Each year, we select a different artist to design the SXSW Interactive Big Bag, the souvenir canvas tote filled with tech-related goodies and promotional materials. We were thrilled when writer-artist Dan Goldman took on the challenge for 2010. A frequent speaker on both digital comic processes and distribution, Goldman is the creator of the Eisner-nominated web-to-print comic Shooting War and a founding member of the celebrated webcomics collective ACT-I-VATE. His recent nonfiction graphic novel 08: A Graphic Diary of the Campaign Trail has been archived in the New York Historical Society's permanent collection. SXSW Interactive advisory board member Noah Kuttler (IBM) recently sat down with Dan for a discussion regarding his recent real-estate horror series Red Light Properties, technology, and the creative process.
What was the inspiration for your mesmerizing bag design?

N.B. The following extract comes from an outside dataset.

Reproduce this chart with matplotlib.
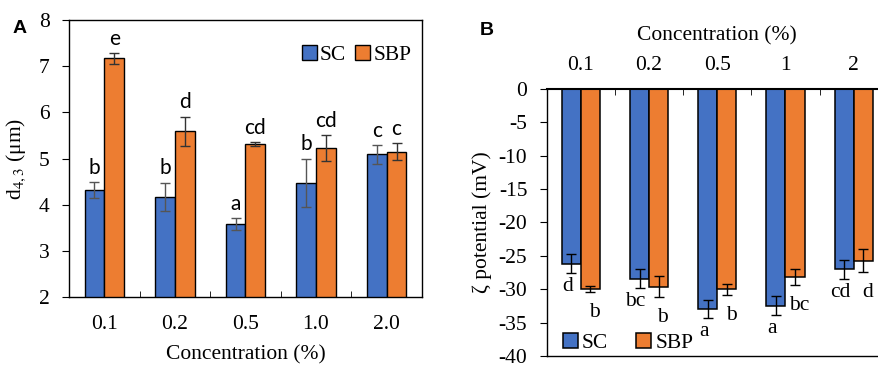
import numpy as np
import matplotlib
matplotlib.use("Agg")
import matplotlib.pyplot as plt

plt.rcParams['font.family'] = ['Liberation Serif', 'DejaVu Serif']
plt.rcParams['mathtext.fontset'] = 'stix'
plt.rcParams['axes.unicode_minus'] = False

# === Data ===
conc_a = ["0.1", "0.2", "0.5", "1.0", "2.0"]
conc_b = ["0.1", "0.2", "0.5", "1", "2"]

d43_sc = [4.32, 4.17, 3.59, 4.48, 5.09]
d43_sc_err = [0.18, 0.31, 0.13, 0.52, 0.21]
d43_sbp = [7.17, 5.59, 5.32, 5.23, 5.15]
d43_sbp_err = [0.12, 0.32, 0.04, 0.28, 0.19]
d43_sc_lab = ["b", "b", "a", "b", "c"]
d43_sbp_lab = ["e", "d", "cd", "cd", "c"]

zeta_sc = [-26.2, -28.45, -32.95, -32.45, -27.05]
zeta_sc_err = [1.4, 1.4, 1.4, 1.4, 1.4]
zeta_sbp = [-29.95, -29.6, -30.0, -28.15, -25.75]
zeta_sbp_err = [0.45, 1.6, 0.85, 1.2, 1.7]
zeta_sc_lab = ["d", "bc", "a", "a", "cd"]
zeta_sbp_lab = ["b", "b", "b", "bc", "d"]

blue = "#4472C4"
orange = "#ED7D31"
w = 0.28
fs = 15.5

fig = plt.figure(figsize=(8.79, 3.65), dpi=100)

# === Panel A ===
ax1 = fig.add_axes([0.0785, 0.186, 0.4015, 0.759])
x = np.arange(len(conc_a))
ax1.bar(x - w / 2, d43_sc, w, color=blue, edgecolor='black', linewidth=1.0,
        yerr=d43_sc_err, capsize=3.5, error_kw=dict(ecolor='#555555', elinewidth=1.0, capthick=1.0),
        label="SC", zorder=2)
ax1.bar(x + w / 2, d43_sbp, w, color=orange, edgecolor='black', linewidth=1.0,
        yerr=d43_sbp_err, capsize=3.5, error_kw=dict(ecolor='#333333', elinewidth=1.0, capthick=1.0),
        label="SBP", zorder=2)
for i in range(len(conc_a)):
    ax1.annotate(d43_sc_lab[i], (x[i] - w / 2, d43_sc[i] + d43_sc_err[i]), xytext=(0, 3),
                 textcoords='offset points', ha='center', va='bottom', fontsize=15, family='Lato')
    ax1.annotate(d43_sbp_lab[i], (x[i] + w / 2, d43_sbp[i] + d43_sbp_err[i]), xytext=(0, 3),
                 textcoords='offset points', ha='center', va='bottom', fontsize=15, family='Lato')
ax1.set_xlim(-0.5, len(conc_a) - 0.5)
ax1.set_ylim(2, 8)
ax1.set_xticks(x)
ax1.set_xticklabels(conc_a, fontsize=fs)
ax1.set_xticks(x[:-1] + 0.5, minor=True)
ax1.tick_params(axis='x', which='major', length=0, pad=13)
ax1.tick_params(axis='x', which='minor', direction='in', length=4)
ax1.set_yticks(range(2, 9))
ax1.tick_params(axis='y', labelsize=fs, length=5, direction='out', pad=9)
ax1.set_xlabel("Concentration (%)", fontsize=fs, labelpad=8)
ax1.set_ylabel("d$_{4,3}$ (μm)", fontsize=fs, labelpad=8)
for s in ax1.spines.values():
    s.set_linewidth(1.0)
ax1.legend(loc='upper right', bbox_to_anchor=(1.0, 0.95), ncol=2, frameon=False,
           fontsize=fs, handlelength=0.7, handleheight=0.7, handletextpad=0.15,
           columnspacing=0.4, borderpad=0)
fig.text(0.0148, 0.91, "A", fontsize=14, fontweight='bold', family='Liberation Sans')

# === Panel B ===
ax2 = fig.add_axes([0.622, 0.025, 0.388, 0.731])
x2 = np.arange(len(conc_b))
ax2.bar(x2 - w / 2, zeta_sc, w, color=blue, edgecolor='black', linewidth=1.1,
        yerr=zeta_sc_err, capsize=3.5, error_kw=dict(ecolor='black', elinewidth=1.0, capthick=1.0),
        label="SC", zorder=2)
ax2.bar(x2 + w / 2, zeta_sbp, w, color=orange, edgecolor='black', linewidth=1.1,
        yerr=zeta_sbp_err, capsize=3.5, error_kw=dict(ecolor='black', elinewidth=1.0, capthick=1.0),
        label="SBP", zorder=2)
for i in range(len(conc_b)):
    ax2.annotate(zeta_sc_lab[i], (x2[i] - w / 2, zeta_sc[i] - zeta_sc_err[i]), xytext=(-3, -3),
                 textcoords='offset points', ha='center', va='top', fontsize=fs)
    ax2.annotate(zeta_sbp_lab[i], (x2[i] + w / 2, zeta_sbp[i] - zeta_sbp_err[i]), xytext=(3, -8),
                 textcoords='offset points', ha='center', va='top', fontsize=fs)
ax2.set_xlim(-0.5, len(conc_b) - 0.5)
ax2.set_ylim(-40, 0)
ax2.set_yticks(range(-40, 1, 5))
ax2.xaxis.tick_top()
ax2.xaxis.set_label_position('top')
ax2.set_xticks(x2)
ax2.set_xticklabels(conc_b, fontsize=fs)
ax2.set_xticks(x2[:-1] + 0.5, minor=True)
ax2.tick_params(axis='x', which='major', length=0, pad=10)
ax2.tick_params(axis='x', which='minor', direction='in', length=4, top=True, bottom=False)
ax2.tick_params(axis='y', labelsize=fs, length=5, direction='out', pad=9)
ax2.set_xlabel("Concentration (%)", fontsize=fs, labelpad=11)
ax2.set_ylabel("ζ potential (mV)", fontsize=fs, labelpad=5)
ax2.spines['top'].set_linewidth(1.5)
ax2.spines['left'].set_linewidth(1.0)
ax2.spines['bottom'].set_linewidth(1.0)
ax2.legend(loc='lower left', bbox_to_anchor=(0.015, -0.03), ncol=2, frameon=False,
           fontsize=fs, handlelength=0.7, handleheight=0.7, handletextpad=0.2,
           columnspacing=1.3, borderpad=0)
fig.text(0.546, 0.905, "B", fontsize=14, fontweight='bold', family='Liberation Sans')

fig.savefig("out.png", dpi=100)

I thought about what attending SXSW Interactive meant to me, and as much as the programming is enlightening, the films and food and general buzz of it all is fun as hell, the central idea I take away from it is the "meeting of the minds." There's a simple way, given the quality of the attendees, that you're almost guaranteed to have nonstop smart/energetic conversations the entire conference with people you meet on the floor, in the panel audience, avoiding eye contact with at the urinal. So the meeting of the minds idea was core to my design, illustrating that feeling of connectedness and collabotition with a dollop of transhumanism that I'm obsessed with, of us slowly becoming a single thought/organism in the process. From the open-skulls sketch of the three attendees' minds literally meeting, I decided to push things even further into biological-computing/medical-ickiness by including real human brain tissue, which for better or worse gets a reaction from just about everyone.